Task to carry out:
With the pictures left out, copy the listing below exactly.

Recorded data:

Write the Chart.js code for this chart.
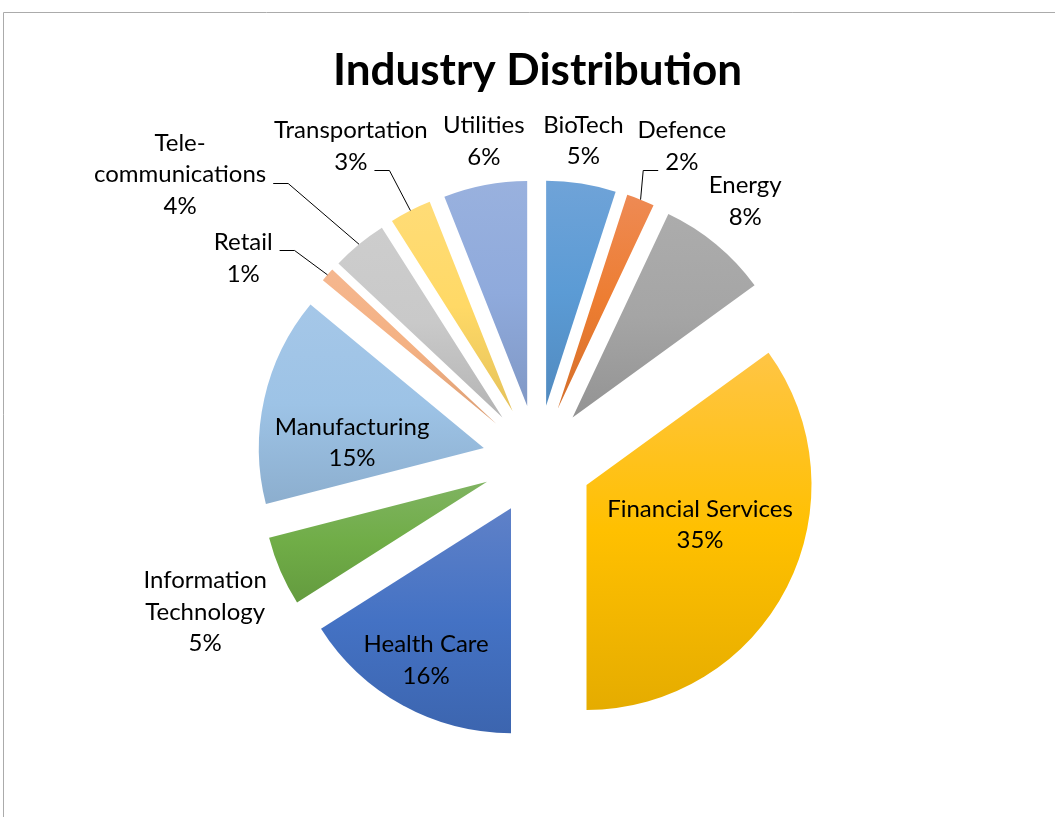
<!DOCTYPE html>
<html>
<head>
<meta charset="utf-8">
<title>Industry Distribution</title>
<script src="https://cdn.jsdelivr.net/npm/chart.js@4.4.1/dist/chart.umd.min.js"></script>
<style>
  html, body { margin: 0; padding: 0; background: #fff; }
  canvas { display: block; }
</style>
</head>
<body>
<canvas id="industryChart" width="1055" height="817"></canvas>
<script>
// Portfolio share by industry, in percent
const industries = ['BioTech', 'Defence', 'Energy', 'Financial Services', 'Health Care',
  'Information Technology', 'Manufacturing', 'Retail', 'Tele-communications', 'Transportation', 'Utilities'];
const shares = [5, 2, 8, 35, 16, 5, 15, 1, 4, 3, 6];
// how each category name wraps in its label
const labelLines = [['BioTech'], ['Defence'], ['Energy'], ['Financial Services'], ['Health Care'],
  ['Information', 'Technology'], ['Manufacturing'], ['Retail'], ['Tele-', 'communications'], ['Transportation'], ['Utilities']];
const baseColors = ['#5B9BD5', '#ED7D31', '#A5A5A5', '#FFC000', '#4472C4', '#70AD47',
  '#9DC3E6', '#F4B183', '#C9C9C9', '#FFD966', '#8FAADC'];

const EXPLODE = 55;      // px each slice is pulled out from the centre
const PIE_RADIUS = 225;
const LINE_H = 31.5;
const FONT_FAMILY = 'Lato, "Open Sans", sans-serif';
const LABEL_FONT = '24px ' + FONT_FAMILY;

// label placement: distance from the slice tip (in radii) and angle nudge (deg);
// leader = which text line the connector line attaches to
const labelSpots = [
  { r: 1.19, shift: -1 },
  { r: 1.29, shift: 3.7, leader: 1 },
  { r: 1.23, shift: -1 },
  { r: 0.535, shift: -7.6 },
  { r: 0.773, shift: 0.4 },
  { r: 1.38, shift: -1.4 },
  { r: 0.586, shift: -10.4 },
  { r: 1.344, shift: -8.2, leader: 0 },
  { r: 1.794, shift: -13.4, leader: 1 },
  { r: 1.379, shift: -4.4, leader: 1 },
  { r: 1.193, shift: 1.5 }
];

// colour helpers for the light-top / dark-bottom slice fill
function toLinear(c) { c /= 255; return c <= 0.04045 ? c / 12.92 : Math.pow((c + 0.055) / 1.055, 2.4); }
function toSrgb(l) {
  l = Math.min(1, Math.max(0, l));
  const c = l <= 0.0031308 ? l * 12.92 : 1.055 * Math.pow(l, 1 / 2.4) - 0.055;
  return Math.round(c * 255);
}
function hexRgb(hex) { const n = parseInt(hex.slice(1), 16); return [n >> 16, (n >> 8) & 255, n & 255]; }
function tint(hex, t) { return 'rgb(' + hexRgb(hex).map(c => toSrgb(toLinear(c) * t + (1 - t))).join(',') + ')'; }
function shade(hex, s) { return 'rgb(' + hexRgb(hex).map(c => toSrgb(toLinear(c) * s)).join(',') + ')'; }

// outer frame of the chart
const chartFrame = {
  id: 'chartFrame',
  beforeDraw(chart) {
    const ctx = chart.ctx;
    ctx.save();
    ctx.strokeStyle = '#ababab';
    ctx.lineWidth = 1;
    ctx.beginPath();
    ctx.moveTo(3.5, chart.height);
    ctx.lineTo(3.5, 12.5);
    ctx.lineTo(chart.width, 12.5);
    ctx.stroke();
    ctx.restore();
  }
};

// draws every slice pulled out along its middle angle, with a vertical gradient
const explodedSlices = {
  id: 'explodedSlices',
  beforeDatasetDraw(chart, args) {
    const ctx = chart.ctx;
    args.meta.data.forEach((arc, i) => {
      const { y, startAngle, endAngle, outerRadius } =
        arc.getProps(['y', 'startAngle', 'endAngle', 'outerRadius'], true);
      const mid = (startAngle + endAngle) / 2;
      let top = y, bottom = y;
      for (let k = 0; k <= 48; k++) {
        const yy = y + Math.sin(startAngle + (endAngle - startAngle) * k / 48) * outerRadius;
        top = Math.min(top, yy);
        bottom = Math.max(bottom, yy);
      }
      const grad = ctx.createLinearGradient(0, top, 0, bottom);
      grad.addColorStop(0, tint(baseColors[i], 0.94));
      grad.addColorStop(0.5, baseColors[i]);
      grad.addColorStop(1, shade(baseColors[i], 0.78));

      const opts = arc.options;
      arc.options = Object.assign({}, opts, { backgroundColor: grad });
      ctx.save();
      ctx.translate(Math.cos(mid) * EXPLODE, Math.sin(mid) * EXPLODE);
      arc.draw(ctx, chart.chartArea);
      ctx.restore();
      arc.options = opts;
    });
    return false;
  }
};

// category + percent labels, with connector lines for the small slices
const sliceLabels = {
  id: 'sliceLabels',
  afterDatasetsDraw(chart) {
    const ctx = chart.ctx;
    const arcs = chart.getDatasetMeta(0).data;
    ctx.save();
    ctx.font = LABEL_FONT;
    ctx.fillStyle = '#000';
    ctx.strokeStyle = '#000';
    ctx.lineWidth = 1;
    ctx.textAlign = 'center';
    ctx.textBaseline = 'middle';
    arcs.forEach((arc, i) => {
      const { x, y, startAngle, endAngle, outerRadius } =
        arc.getProps(['x', 'y', 'startAngle', 'endAngle', 'outerRadius'], true);
      const mid = (startAngle + endAngle) / 2;
      const tipX = x + Math.cos(mid) * EXPLODE;
      const tipY = y + Math.sin(mid) * EXPLODE;
      const spot = labelSpots[i];
      const a = mid + spot.shift * Math.PI / 180;
      const px = tipX + Math.cos(a) * outerRadius * spot.r;
      const py = tipY + Math.sin(a) * outerRadius * spot.r;
      const lines = labelLines[i].concat(shares[i] + '%');
      const first = py - (lines.length - 1) * LINE_H / 2;
      lines.forEach((t, k) => ctx.fillText(t, px, first + k * LINE_H));

      if (spot.leader !== undefined) {
        const k = spot.leader;
        const w = ctx.measureText(lines[k]).width;
        const ly = Math.round(first + k * LINE_H + 8) + 0.5;
        const side = Math.cos(mid) < 0 ? 1 : -1;   // left-hand labels connect on their right edge
        const ex = px + side * (w / 2 + 7);
        const bx = ex + side * 15;
        const sx = tipX + Math.cos(mid) * outerRadius;
        const sy = tipY + Math.sin(mid) * outerRadius;
        ctx.beginPath();
        ctx.moveTo(sx, sy);
        ctx.lineTo(bx, ly);
        ctx.lineTo(ex, ly);
        ctx.stroke();
      }
    });
    ctx.restore();
  }
};

const ctx = document.getElementById('industryChart').getContext('2d');
const chart = new Chart(ctx, {
  type: 'pie',
  data: {
    labels: industries,
    datasets: [{
      data: shares,
      backgroundColor: baseColors,
      borderWidth: 0,
      radius: PIE_RADIUS
    }]
  },
  options: {
    responsive: false,
    animation: false,
    layout: { padding: { left: 20, right: 0, top: 0, bottom: 0 } },
    plugins: {
      legend: { display: false },
      tooltip: { enabled: false },
      title: {
        display: true,
        text: 'Industry Distribution',
        color: '#000',
        font: { family: FONT_FAMILY, size: 44, weight: 'bold' },
        padding: { top: 44.6, bottom: 5.6 }
      }
    }
  },
  plugins: [chartFrame, explodedSlices, sliceLabels]
});
</script>
</body>
</html>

Solved exercise:
Write the Chart.js code for this chart.
<!DOCTYPE html>
<html>
<head>
<meta charset="utf-8">
<title>Industry Distribution</title>
<script src="https://cdn.jsdelivr.net/npm/chart.js@4.4.1/dist/chart.umd.min.js"></script>
<style>
  html, body { margin: 0; padding: 0; background: #fff; }
  canvas { display: block; }
</style>
</head>
<body>
<canvas id="industryChart" width="1055" height="817"></canvas>
<script>
// Portfolio share by industry, in percent
const industries = ['BioTech', 'Defence', 'Energy', 'Financial Services', 'Health Care',
  'Information Technology', 'Manufacturing', 'Retail', 'Tele-communications', 'Transportation', 'Utilities'];
const shares = [5, 2, 8, 35, 16, 5, 15, 1, 4, 3, 6];
// how each category name wraps in its label
const labelLines = [['BioTech'], ['Defence'], ['Energy'], ['Financial Services'], ['Health Care'],
  ['Information', 'Technology'], ['Manufacturing'], ['Retail'], ['Tele-', 'communications'], ['Transportation'], ['Utilities']];
const baseColors = ['#5B9BD5', '#ED7D31', '#A5A5A5', '#FFC000', '#4472C4', '#70AD47',
  '#9DC3E6', '#F4B183', '#C9C9C9', '#FFD966', '#8FAADC'];

const EXPLODE = 55;      // px each slice is pulled out from the centre
const PIE_RADIUS = 225;
const LINE_H = 31.5;
const FONT_FAMILY = 'Lato, "Open Sans", sans-serif';
const LABEL_FONT = '24px ' + FONT_FAMILY;

// label placement: distance from the slice tip (in radii) and angle nudge (deg);
// leader = which text line the connector line attaches to
const labelSpots = [
  { r: 1.19, shift: -1 },
  { r: 1.29, shift: 3.7, leader: 1 },
  { r: 1.23, shift: -1 },
  { r: 0.535, shift: -7.6 },
  { r: 0.773, shift: 0.4 },
  { r: 1.38, shift: -1.4 },
  { r: 0.586, shift: -10.4 },
  { r: 1.344, shift: -8.2, leader: 0 },
  { r: 1.794, shift: -13.4, leader: 1 },
  { r: 1.379, shift: -4.4, leader: 1 },
  { r: 1.193, shift: 1.5 }
];

// colour helpers for the light-top / dark-bottom slice fill
function toLinear(c) { c /= 255; return c <= 0.04045 ? c / 12.92 : Math.pow((c + 0.055) / 1.055, 2.4); }
function toSrgb(l) {
  l = Math.min(1, Math.max(0, l));
  const c = l <= 0.0031308 ? l * 12.92 : 1.055 * Math.pow(l, 1 / 2.4) - 0.055;
  return Math.round(c * 255);
}
function hexRgb(hex) { const n = parseInt(hex.slice(1), 16); return [n >> 16, (n >> 8) & 255, n & 255]; }
function tint(hex, t) { return 'rgb(' + hexRgb(hex).map(c => toSrgb(toLinear(c) * t + (1 - t))).join(',') + ')'; }
function shade(hex, s) { return 'rgb(' + hexRgb(hex).map(c => toSrgb(toLinear(c) * s)).join(',') + ')'; }

// outer frame of the chart
const chartFrame = {
  id: 'chartFrame',
  beforeDraw(chart) {
    const ctx = chart.ctx;
    ctx.save();
    ctx.strokeStyle = '#ababab';
    ctx.lineWidth = 1;
    ctx.beginPath();
    ctx.moveTo(3.5, chart.height);
    ctx.lineTo(3.5, 12.5);
    ctx.lineTo(chart.width, 12.5);
    ctx.stroke();
    ctx.restore();
  }
};

// draws every slice pulled out along its middle angle, with a vertical gradient
const explodedSlices = {
  id: 'explodedSlices',
  beforeDatasetDraw(chart, args) {
    const ctx = chart.ctx;
    args.meta.data.forEach((arc, i) => {
      const { y, startAngle, endAngle, outerRadius } =
        arc.getProps(['y', 'startAngle', 'endAngle', 'outerRadius'], true);
      const mid = (startAngle + endAngle) / 2;
      let top = y, bottom = y;
      for (let k = 0; k <= 48; k++) {
        const yy = y + Math.sin(startAngle + (endAngle - startAngle) * k / 48) * outerRadius;
        top = Math.min(top, yy);
        bottom = Math.max(bottom, yy);
      }
      const grad = ctx.createLinearGradient(0, top, 0, bottom);
      grad.addColorStop(0, tint(baseColors[i], 0.94));
      grad.addColorStop(0.5, baseColors[i]);
      grad.addColorStop(1, shade(baseColors[i], 0.78));

      const opts = arc.options;
      arc.options = Object.assign({}, opts, { backgroundColor: grad });
      ctx.save();
      ctx.translate(Math.cos(mid) * EXPLODE, Math.sin(mid) * EXPLODE);
      arc.draw(ctx, chart.chartArea);
      ctx.restore();
      arc.options = opts;
    });
    return false;
  }
};

// category + percent labels, with connector lines for the small slices
const sliceLabels = {
  id: 'sliceLabels',
  afterDatasetsDraw(chart) {
    const ctx = chart.ctx;
    const arcs = chart.getDatasetMeta(0).data;
    ctx.save();
    ctx.font = LABEL_FONT;
    ctx.fillStyle = '#000';
    ctx.strokeStyle = '#000';
    ctx.lineWidth = 1;
    ctx.textAlign = 'center';
    ctx.textBaseline = 'middle';
    arcs.forEach((arc, i) => {
      const { x, y, startAngle, endAngle, outerRadius } =
        arc.getProps(['x', 'y', 'startAngle', 'endAngle', 'outerRadius'], true);
      const mid = (startAngle + endAngle) / 2;
      const tipX = x + Math.cos(mid) * EXPLODE;
      const tipY = y + Math.sin(mid) * EXPLODE;
      const spot = labelSpots[i];
      const a = mid + spot.shift * Math.PI / 180;
      const px = tipX + Math.cos(a) * outerRadius * spot.r;
      const py = tipY + Math.sin(a) * outerRadius * spot.r;
      const lines = labelLines[i].concat(shares[i] + '%');
      const first = py - (lines.length - 1) * LINE_H / 2;
      lines.forEach((t, k) => ctx.fillText(t, px, first + k * LINE_H));

      if (spot.leader !== undefined) {
        const k = spot.leader;
        const w = ctx.measureText(lines[k]).width;
        const ly = Math.round(first + k * LINE_H + 8) + 0.5;
        const side = Math.cos(mid) < 0 ? 1 : -1;   // left-hand labels connect on their right edge
        const ex = px + side * (w / 2 + 7);
        const bx = ex + side * 15;
        const sx = tipX + Math.cos(mid) * outerRadius;
        const sy = tipY + Math.sin(mid) * outerRadius;
        ctx.beginPath();
        ctx.moveTo(sx, sy);
        ctx.lineTo(bx, ly);
        ctx.lineTo(ex, ly);
        ctx.stroke();
      }
    });
    ctx.restore();
  }
};

const ctx = document.getElementById('industryChart').getContext('2d');
const chart = new Chart(ctx, {
  type: 'pie',
  data: {
    labels: industries,
    datasets: [{
      data: shares,
      backgroundColor: baseColors,
      borderWidth: 0,
      radius: PIE_RADIUS
    }]
  },
  options: {
    responsive: false,
    animation: false,
    layout: { padding: { left: 20, right: 0, top: 0, bottom: 0 } },
    plugins: {
      legend: { display: false },
      tooltip: { enabled: false },
      title: {
        display: true,
        text: 'Industry Distribution',
        color: '#000',
        font: { family: FONT_FAMILY, size: 44, weight: 'bold' },
        padding: { top: 44.6, bottom: 5.6 }
      }
    }
  },
  plugins: [chartFrame, explodedSlices, sliceLabels]
});
</script>
</body>
</html>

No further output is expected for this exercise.